Putting the global economy on indefinite hold, however, has likely created a different set of problems and unknowns, many of which that are more financial in nature. In this short article, CERF Research Associate Scott Guernsey reviews some recent early-stage finance research that explores the impact of COVID-19 on important financial outcomes, such as household spending and investor expectations.
In the first article, “How Does Household Spending Respond to an Epidemic? Consumption During the 2020 COVID-19 Pandemic”, Professors Scott Baker (Northwestern University), Robert Farrokhnia (Columbia University), Steffen Meyer (University of Southern Denmark), Michaela Pagel (Columbia University), and Constantine Yannelis (University of Chicago) investigate how U.S. households altered their consumption behavior in response to the COVID-19 outbreak. Using transaction-level household financial data, the paper finds that households’ spending markedly increased as initial news about the spread of COVID-19 in their local area intensified. The initial increase in spending suggests that households were attempting to stockpile essential goods in anticipation of current and future disruptions in their ability to frequent local retailers.
Meanwhile, as COVID-19 spread, more households remained at home, sharply decreasing their spending at restaurants and retail stores, and their purchase of air travel and public transportation. These effects are magnified for households in states that issued “shelter-in-place” orders, with the increases in grocery spending nearly three times larger, and the decreases in discretionary spending (i.e., restaurants, retail, air travel, and public transport) twice as large, relative to households located in states without such orders. Lastly, the paper finds (perhaps surprisingly) that Republican-households, though reporting to (Axios’) pollsters as perceiving the COVID-19 threat as “generally exaggerated”,1 actually outspent Democrat-households in the early days of the virus on stockpiling groceries and (less surprisingly) reduced restaurant and retail expenditure less.

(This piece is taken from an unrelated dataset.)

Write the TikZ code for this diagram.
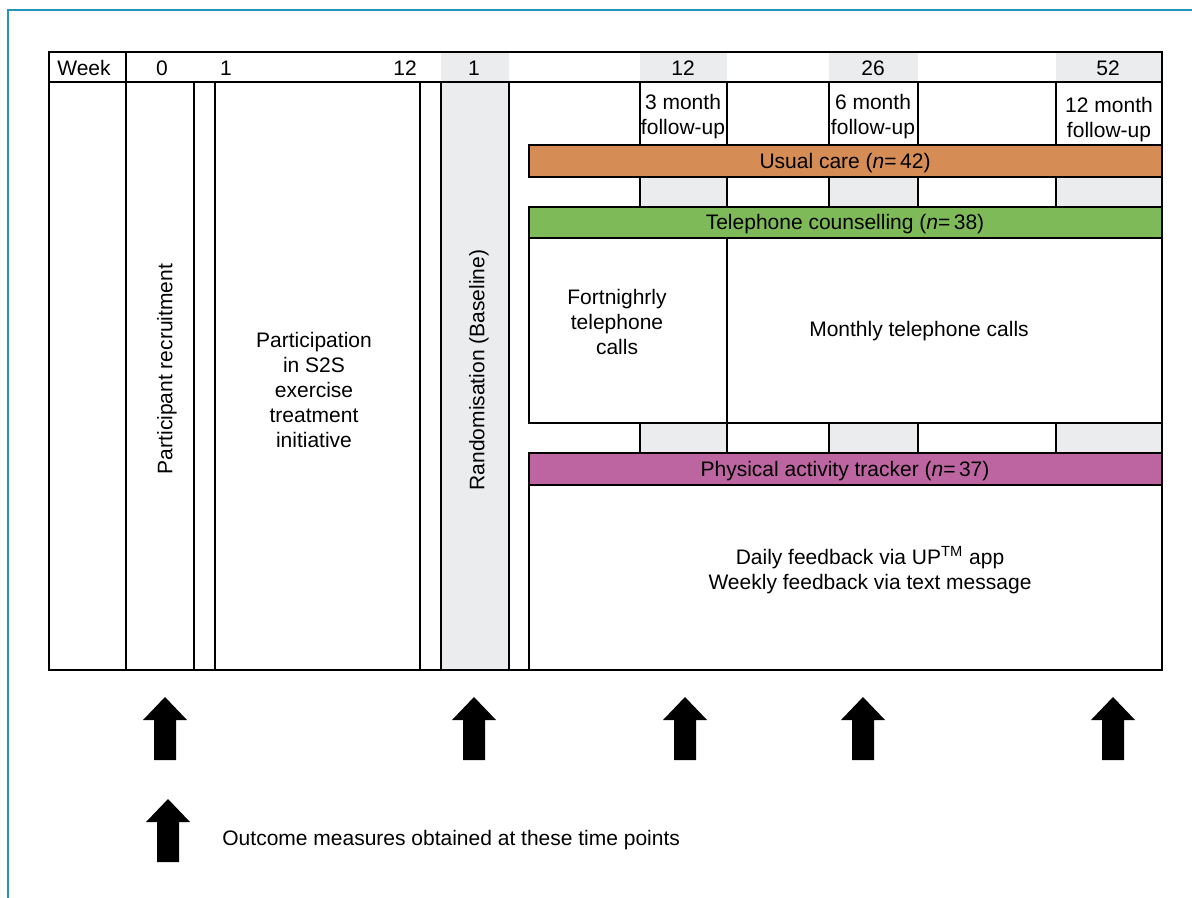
\documentclass[tikz,border=0pt]{standalone}
\usepackage{fontspec}
\setmainfont{Liberation Sans}
\usepackage{tikz}
\definecolor{framecol}{RGB}{33,150,186}
\definecolor{cellgray}{RGB}{234,236,238}
\definecolor{usualcol}{RGB}{214,140,85}
\definecolor{phonecol}{RGB}{127,186,89}
\definecolor{trackcol}{RGB}{189,101,160}

\begin{document}
\begin{tikzpicture}[x=0.5pt, y=-0.5pt, text=black,
  rule/.style={line width=1.3pt},
  greycell/.style={fill=cellgray},
  txt/.style={font=\fontsize{10.5}{12.5}\selectfont, align=center, inner sep=0pt},
  upblock/.pic={\fill[black] (0,0) -- (22,23) -- (11,23) -- (11,63)
    -- (-11,63) -- (-11,23) -- (-22,23) -- cycle;}]

\useasboundingbox (0,0) rectangle (1192,898);
\draw [framecol, line width=1.3pt] (8,898) -- (8,10) -- (1192,10);

% grey cells
\fill [greycell] (441,52) rectangle (509,670);
\fill [greycell] (640,52) rectangle (727,82);
\fill [greycell] (829,52) rectangle (918,82);
\fill [greycell] (1056,52) rectangle (1162,82);
\fill [greycell] (640,177) rectangle (727,207);
\fill [greycell] (829,177) rectangle (918,207);
\fill [greycell] (1056,177) rectangle (1162,207);
\fill [greycell] (640,423) rectangle (727,453);
\fill [greycell] (829,423) rectangle (918,453);
\fill [greycell] (1056,423) rectangle (1162,453);

% table frame and columns
\draw [rule] (49,52) rectangle (1162,670);
\draw [rule] (49,82) -- (1162,82);
\draw [rule] (126,52) -- (126,670);
\draw [rule] (194,82) -- (194,670);
\draw [rule] (215,82) -- (215,670);
\draw [rule] (420,82) -- (420,670);
\draw [rule] (441,82) -- (441,670);
\draw [rule] (509,82) -- (509,670);

% follow-up ticks
\draw [rule] (640,82) -- (640,145);
\draw [rule] (727,82) -- (727,145);
\draw [rule] (829,82) -- (829,145);
\draw [rule] (918,82) -- (918,145);
\draw [rule] (1056,82) -- (1056,145);

\draw [rule] (640,177) -- (640,207);
\draw [rule] (727,177) -- (727,207);
\draw [rule] (829,177) -- (829,207);
\draw [rule] (918,177) -- (918,207);
\draw [rule] (1056,177) -- (1056,207);

\draw [rule] (640,423) -- (640,453);
\draw [rule] (727,423) -- (727,453);
\draw [rule] (829,423) -- (829,453);
\draw [rule] (918,423) -- (918,453);
\draw [rule] (1056,423) -- (1056,453);

% study arms
\draw [rule, fill=usualcol] (529,145) rectangle (1162,177);
\draw [rule, fill=phonecol] (529,207) rectangle (1162,238);
\draw [rule] (529,238) rectangle (1162,423);
\draw [rule] (727,238) -- (727,423);
\draw [rule, fill=trackcol] (529,453) rectangle (1162,485);
\draw [rule] (529,485) rectangle (1162,670);

% header
\path (84,68) node [txt] (week) {Week};
\path (162,68) node [txt] (wk0) {0};
\path (226,68) node [txt] (wk1) {1};
\path (405,68) node [txt] (wk12) {12};
\path (474,68) node [txt] (base1) {1};
\path (683,68) node [txt] (fu12) {12};
\path (873,68) node [txt] (fu26) {26};
\path (1108,68) node [txt] (fu52) {52};

\path (683,117) node [txt] (three) {3 month\\follow-up};
\path (873,117) node [txt] (six) {6 month\\follow-up};
\path (1109,120) node [txt] (twelve) {12 month\\follow-up};

% bars and boxes
\path (845,163) node [txt] (usual) {Usual care (\textit{n}=\,42)};
\path (845,224) node [txt] (phone) {Telephone counselling (\textit{n}=\,38)};
\path (617,322) node [txt] (fortnight) {Fortnighrly\\telephone\\calls};
\path (919,331) node [txt] (monthly) {Monthly telephone calls};
\path (845,471) node [txt] (tracker) {Physical activity tracker (\textit{n}=\,37)};
\path (870,570) node [txt] (feedback)
  {Daily feedback via UP\textsuperscript{TM} app\\Weekly feedback via text message};

\path (167,369) node [txt, rotate=90] (recruit) {Participant recruitment};
\path (314,390) node [txt] (s2s) {Participation\\in S2S\\exercise\\treatment\\initiative};
\path (479,370) node [txt, rotate=90] (random) {Randomisation (Baseline)};

% outcome arrows
\pic at (165,697) {upblock};
\pic at (474,697) {upblock};
\pic at (685,697) {upblock};
\pic at (863,697) {upblock};
\pic at (1113,697) {upblock};

\pic at (168,799) {upblock};
\path (222,840) node [txt, anchor=west] (legend) {Outcome measures obtained at these time points};

\end{tikzpicture}
\end{document}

The second article, “Coronavirus: Impact on Stock Prices and Growth Expectations”, by Professors Niels Gormsen (University of Chicago) and Ralph Koijen (University of Chicago) helps to quantify some of the economic costs associated with COVID-19. Employing data from the aggregate equity market and dividend futures,2 the paper explores how E.U. and U.S. investors’ expectations about economic growth has changed in response to the spread of the COVID-19 virus and subsequent actions by policymakers. The authors forecast that the annual growth in dividends is down 28% in the E.U. and 17% in the U.S. Further, their forecasts imply GDP growth is down by 6.3% in the E.U. and 3.8% in the U.S. The lower bound for the E.U. (U.S.) on the change in expected dividends is forecasted to realize at the two-year horizon at about negative 46% (30%). On the bright side, their estimates imply signs of catch-up growth over the three- to seven-year horizon.3 Finally, they document that news about economic relief programs and fiscal stimulus tends to increase long-term growth expectations but does very little in improving expectations about short-term growth.